> Directions for this task: Quote the data exactly, first line to the line containing "const scaleA = [2, 100];", with no pictures.

> Recorded data:
□ □ □ □ □ □ □
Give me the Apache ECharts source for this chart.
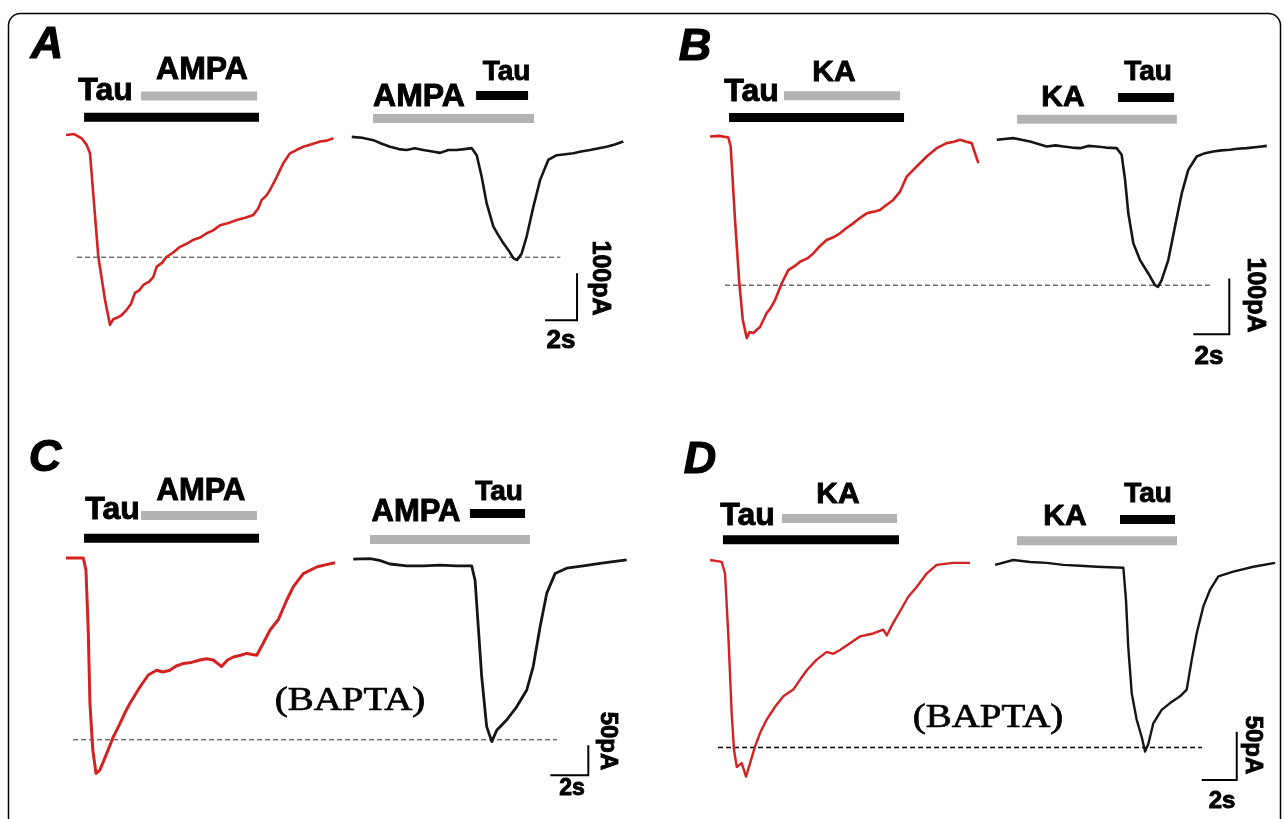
<!DOCTYPE html>
<html><head><meta charset="utf-8">
<script src="https://cdn.jsdelivr.net/npm/echarts@6/dist/echarts.min.js"></script>
<style>html,body{margin:0;padding:0;background:#fff}#c{width:1284px;height:819px}</style>
</head><body><div id="c"></div>
<script>
// ---------- DATA (time in s, current in pA) ----------
const redA = [[0,0],[0.5,2],[0.98,-7],[1.29,-21],[1.5,-39],[2.02,-259],[2.44,-351],[2.75,-404],[2.95,-392],[3.17,-389],[3.45,-384],[3.79,-372],[4.05,-360],[4.31,-336],[4.6,-330],[4.83,-319],[5.2,-312],[5.46,-302],[5.67,-280],[6.0,-272],[6.29,-259],[6.7,-250],[7.13,-238],[7.5,-232],[7.96,-223],[8.4,-218],[8.79,-209],[9.2,-203],[9.63,-192],[10.1,-188],[10.67,-181],[11.2,-176],[11.71,-170],[12.02,-156],[12.23,-138],[12.5,-130],[12.75,-117],[13.17,-89],[13.58,-60],[14,-39],[14.4,-32],[14.83,-25],[15.3,-20],[15.88,-14],[16.3,-12],[16.71,-7]];
const blackA = [[17.86,-4],[18.5,-6],[19.21,-11],[19.7,-18],[20.25,-25],[20.8,-30],[21.29,-32],[21.8,-28],[22.33,-32],[22.9,-35],[23.38,-38],[23.9,-32],[24.42,-32],[24.9,-30],[25.36,-28],[25.67,-43],[25.98,-89],[26.29,-145],[26.71,-195],[27.0,-212],[27.33,-230],[27.65,-245],[27.96,-262],[28.19,-266],[28.48,-252],[28.79,-216],[29.21,-153],[29.63,-96],[30.14,-53],[30.67,-43],[31.2,-41],[31.71,-39],[32.2,-35],[32.75,-32],[33.3,-28],[33.79,-25],[34.3,-20],[34.83,-14]];
const drugsA = [["Tau",1.13,12.06,38],["AMPA",4.69,11.94,83],["AMPA",19.19,29.25,35],["Tau",25.63,28.88,84]];
const peakA = [-260, 0.69, 30.9];   // level pA, from s, to s
const scaleA = [2, 100];            // s, pA

const redB = [[0,1],[0.5,2],[1.02,-1],[1.15,-17],[1.39,-149],[1.63,-263],[1.82,-328],[2.04,-361],[2.2,-350],[2.41,-352],[2.6,-346],[2.78,-341],[3.15,-316],[3.35,-308],[3.61,-293],[3.98,-263],[4.35,-239],[4.7,-232],[5,-224],[5.4,-218],[5.74,-209],[6.1,-196],[6.48,-185],[6.85,-180],[7.22,-173],[7.6,-163],[7.96,-155],[8.3,-146],[8.71,-137],[9.1,-134],[9.44,-131],[9.8,-122],[10.18,-113],[10.56,-98],[10.93,-71],[11.2,-62],[11.48,-53],[12.04,-35],[12.59,-20],[13.15,-11],[13.5,-9],[13.89,-5],[14.2,-8],[14.54,-11],[14.72,-29],[14.91,-47]];
const blackB = [[15.93,-5],[16.85,-2],[17.3,-5],[17.78,-8],[18.2,-12],[18.71,-17],[19.2,-15],[19.63,-17],[20.1,-19],[20.56,-20],[21.0,-16],[21.48,-17],[22.0,-19],[22.59,-20],[22.87,-32],[23.06,-77],[23.24,-137],[23.52,-191],[23.89,-221],[24.35,-245],[24.72,-266],[24.89,-269],[25.09,-257],[25.46,-221],[25.83,-161],[26.21,-101],[26.57,-59],[27.04,-35],[27.5,-29],[27.96,-26],[28.4,-24],[28.89,-23],[29.3,-21],[29.82,-20],[30.4,-18],[30.93,-16]];
const drugsB = [["Tau",1.06,10.78,35],["KA",4.11,10.56,74],["KA",17.06,25.94,32],["Tau",22.67,25.78,71]];
const peakB = [-266, 0.83, 27.78];
const scaleB = [2, 100];

const redC = [[0,0],[0.91,0],[1.05,-20],[1.17,-120],[1.26,-242],[1.41,-320],[1.58,-359],[1.79,-353],[2.14,-326],[2.49,-298],[2.84,-276],[3.1,-258],[3.37,-242],[3.89,-215],[4.33,-195],[4.77,-187],[5.1,-190],[5.47,-187],[5.8,-180],[6.17,-176],[6.6,-174],[7.05,-170],[7.4,-168],[7.75,-170],[8.19,-181],[8.5,-170],[8.81,-165],[9.2,-162],[9.51,-159],[10.04,-162],[10.38,-142],[10.74,-120],[11.17,-103],[11.62,-70],[11.96,-48],[12.49,-26],[13.19,-15],[13.7,-11],[14.16,-8]];
const blackC = [[15.12,-2],[16,-1],[16.5,-4],[17.05,-10],[17.93,-13],[18.81,-13],[19.68,-12],[20.56,-13],[21.35,-13],[21.53,-37],[21.7,-115],[21.88,-198],[22.14,-281],[22.41,-306],[22.67,-287],[23.19,-270],[23.72,-248],[24.25,-220],[24.59,-181],[24.95,-115],[25.3,-59],[25.74,-26],[26.35,-17],[27.23,-13],[28.11,-9],[28.8,-6],[29.51,-3]];
const drugsC = [["Tau",0.95,10.16,33],["AMPA",3.95,10.05,71],["AMPA",16,24.42,31],["Tau",21.26,24.16,74]];
const peakC = [-303, 0.37, 25.84];
const scaleC = [2, 50];

const redD = [[0,0],[0.67,-2],[0.86,-14],[1.05,-79],[1.24,-159],[1.37,-196],[1.53,-214],[1.81,-210],[2.06,-224],[2.29,-210],[2.57,-193],[2.86,-179],[3.24,-165],[3.71,-152],[4.19,-141],[4.76,-134],[5.14,-124],[5.53,-114],[6.1,-103],[6.67,-95],[7.05,-97],[7.43,-93],[8,-86],[8.57,-79],[9.33,-76],[9.9,-72],[10.1,-78],[10.47,-65],[10.86,-53],[11.33,-38],[11.81,-28],[12.38,-14],[12.95,-5],[13.9,-3],[14.86,-3]];
const blackD = [[16.29,-5],[17.33,0],[18.29,-2],[19.24,-3],[20.19,-5],[21.14,-6],[22.1,-7],[23.62,-8],[23.77,-41],[23.9,-90],[24.1,-138],[24.38,-165],[24.67,-183],[24.86,-198],[25.05,-190],[25.33,-169],[25.81,-155],[26.29,-148],[26.86,-141],[27.24,-134],[27.53,-103],[27.81,-76],[28.19,-48],[28.57,-31],[29.05,-17],[29.9,-12],[31.05,-7],[32.29,-3]];
const drugsD = [["Tau",0.74,10.8,21],["KA",4.11,10.69,43],["KA",17.54,26.69,20],["Tau",23.43,26.57,42]];
const peakD = [-194, 0.46, 28.11];
const scaleD = [2, 50];

// ---------- LAYOUT ----------
const panels = [
  {red:redA, black:blackA, drugs:drugsA, peak:peakA, scale:scaleA, origin:[66,135], pxS:16, pxPA:0.47, xr:[-3,36], yr:[-500,200], corner:[31.94,-394], redW:2.6, blkW:2.6, dashC:'#333', dashW:1},
  {red:redB, black:blackB, drugs:drugsB, peak:peakB, scale:scaleB, origin:[710,137], pxS:18, pxPA:0.557, xr:[-3,31.5], yr:[-450,150], corner:[28.85,-354], redW:2.6, blkW:2.6, dashC:'#222', dashW:1},
  {red:redC, black:blackC, drugs:drugsC, peak:peakC, scale:scaleC, origin:[66,558], pxS:19, pxPA:0.6, xr:[-3,30], yr:[-400,150], corner:[27.49,-362], redW:3, blkW:2.8, dashC:'#333', dashW:1},
  {red:redD, black:blackD, drugs:drugsD, peak:peakD, scale:scaleD, origin:[710,560], pxS:17.5, pxPA:0.967, xr:[-3,32.5], yr:[-250,100], corner:[30.1,-227.5], redW:2.4, blkW:2.4, dashC:'#000', dashW:1.5}
];
const RED = '#d42121', BLK = '#151515', GRAY = '#b3b3b3';

const grids=[], xAxes=[], yAxes=[], series=[];
panels.forEach((p,i)=>{
  grids.push({left:p.origin[0]+p.xr[0]*p.pxS, top:p.origin[1]-p.yr[1]*p.pxPA,
    width:(p.xr[1]-p.xr[0])*p.pxS, height:(p.yr[1]-p.yr[0])*p.pxPA});
  xAxes.push({type:'value', gridIndex:i, min:p.xr[0], max:p.xr[1], show:false});
  yAxes.push({type:'value', gridIndex:i, min:p.yr[0], max:p.yr[1], show:false});
  const base = {type:'line', xAxisIndex:i, yAxisIndex:i, showSymbol:false, symbol:'none', silent:true, animation:false, clip:false};
  series.push(Object.assign({}, base, {data:[[p.peak[1],p.peak[0]],[p.peak[2],p.peak[0]]],
    lineStyle:{color:p.dashC, width:p.dashW, type:[5,3]}}));
  p.drugs.forEach(d=>{
    series.push(Object.assign({}, base, {data:[[d[1],d[3]],[d[2],d[3]]],
      lineStyle:{color:d[0]==='Tau'?'#000':GRAY, width:9, cap:'butt'}}));
  });
  series.push(Object.assign({}, base, {data:p.red, lineStyle:{color:RED, width:p.redW, join:'round'}}));
  series.push(Object.assign({}, base, {data:p.black, lineStyle:{color:BLK, width:p.blkW, join:'round'}}));
  const c = p.corner;
  series.push(Object.assign({}, base, {data:[[c[0]-p.scale[0],c[1]],[c[0],c[1]],[c[0],c[1]+p.scale[1]]],
    lineStyle:{color:'#000', width:2, join:'miter'}}));
});

function txt(t,x,y,size,opt){
  opt = opt||{};
  const st = {text:t, font:(opt.font||('bold '+size+'px "Liberation Sans", Arial, sans-serif')), fill:'#000', align:'center', verticalAlign:'middle'};
  const sw = opt.sw===undefined ? 0.9 : opt.sw;
  if (sw>0){ st.stroke='#000'; st.lineWidth=sw; }
  return {type:'text', x:x, y:y, rotation:opt.rot||0, scaleX:opt.sx||1, silent:true, z:10, style:st};
}
const LET = s=>'italic bold '+s+'px "Liberation Sans", Arial, sans-serif';
const SERIF = '33px "Liberation Serif", "Times New Roman", serif';
const R = -Math.PI/2;
const graphics = [
  {type:'rect', shape:{x:8.5,y:13.5,width:1272,height:840,r:12}, style:{fill:'none', stroke:'#000', lineWidth:1.5}, silent:true},
  txt('A',47,46,0,{font:LET(45),sw:1.2}), txt('B',695,48,0,{font:LET(45),sw:1.2}), txt('C',45,459,0,{font:LET(45),sw:1.2}), txt('D',700,461,0,{font:LET(45),sw:1.2}),
  txt('Tau',105.5,91,32), txt('AMPA',202,70,32), txt('AMPA',419,97,32), txt('Tau',506.5,72,28),
  txt('100pA',600,278,25,{rot:R}), txt('2s',561,341,26),
  txt('Tau',751.5,92.5,32), txt('KA',834,73,30), txt('KA',1063,97.5,30), txt('Tau',1148,72,28),
  txt('100pA',1255,295,25,{rot:R}), txt('2s',1209,357,26),
  txt('Tau',112.5,510,32), txt('AMPA',201,491,31), txt('AMPA',416,512,31), txt('Tau',499,492,28),
  txt('(BAPTA)',350,701,0,{font:SERIF, sx:1.18, sw:0.7}), txt('50pA',608,741,24,{rot:R}), txt('2s',572,789,23),
  txt('Tau',747.5,516,32), txt('KA',838,495,30), txt('KA',1065,517,30), txt('Tau',1148,494,28),
  txt('(BAPTA)',988,718,0,{font:SERIF, sx:1.18, sw:0.7}), txt('50pA',1253,745,24,{rot:R}), txt('2s',1222,801,24)
];

const chart = echarts.init(document.getElementById('c'), null, {renderer:'canvas'});
chart.setOption({animation:false, backgroundColor:'#fff', grid:grids, xAxis:xAxes, yAxis:yAxes, series:series, graphic:graphics});
</script></body></html>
□ □ □ □ □ □ □
> The result:
Give me the Apache ECharts source for this chart.
<!DOCTYPE html>
<html><head><meta charset="utf-8">
<script src="https://cdn.jsdelivr.net/npm/echarts@6/dist/echarts.min.js"></script>
<style>html,body{margin:0;padding:0;background:#fff}#c{width:1284px;height:819px}</style>
</head><body><div id="c"></div>
<script>
// ---------- DATA (time in s, current in pA) ----------
const redA = [[0,0],[0.5,2],[0.98,-7],[1.29,-21],[1.5,-39],[2.02,-259],[2.44,-351],[2.75,-404],[2.95,-392],[3.17,-389],[3.45,-384],[3.79,-372],[4.05,-360],[4.31,-336],[4.6,-330],[4.83,-319],[5.2,-312],[5.46,-302],[5.67,-280],[6.0,-272],[6.29,-259],[6.7,-250],[7.13,-238],[7.5,-232],[7.96,-223],[8.4,-218],[8.79,-209],[9.2,-203],[9.63,-192],[10.1,-188],[10.67,-181],[11.2,-176],[11.71,-170],[12.02,-156],[12.23,-138],[12.5,-130],[12.75,-117],[13.17,-89],[13.58,-60],[14,-39],[14.4,-32],[14.83,-25],[15.3,-20],[15.88,-14],[16.3,-12],[16.71,-7]];
const blackA = [[17.86,-4],[18.5,-6],[19.21,-11],[19.7,-18],[20.25,-25],[20.8,-30],[21.29,-32],[21.8,-28],[22.33,-32],[22.9,-35],[23.38,-38],[23.9,-32],[24.42,-32],[24.9,-30],[25.36,-28],[25.67,-43],[25.98,-89],[26.29,-145],[26.71,-195],[27.0,-212],[27.33,-230],[27.65,-245],[27.96,-262],[28.19,-266],[28.48,-252],[28.79,-216],[29.21,-153],[29.63,-96],[30.14,-53],[30.67,-43],[31.2,-41],[31.71,-39],[32.2,-35],[32.75,-32],[33.3,-28],[33.79,-25],[34.3,-20],[34.83,-14]];
const drugsA = [["Tau",1.13,12.06,38],["AMPA",4.69,11.94,83],["AMPA",19.19,29.25,35],["Tau",25.63,28.88,84]];
const peakA = [-260, 0.69, 30.9];   // level pA, from s, to s
const scaleA = [2, 100];            // s, pA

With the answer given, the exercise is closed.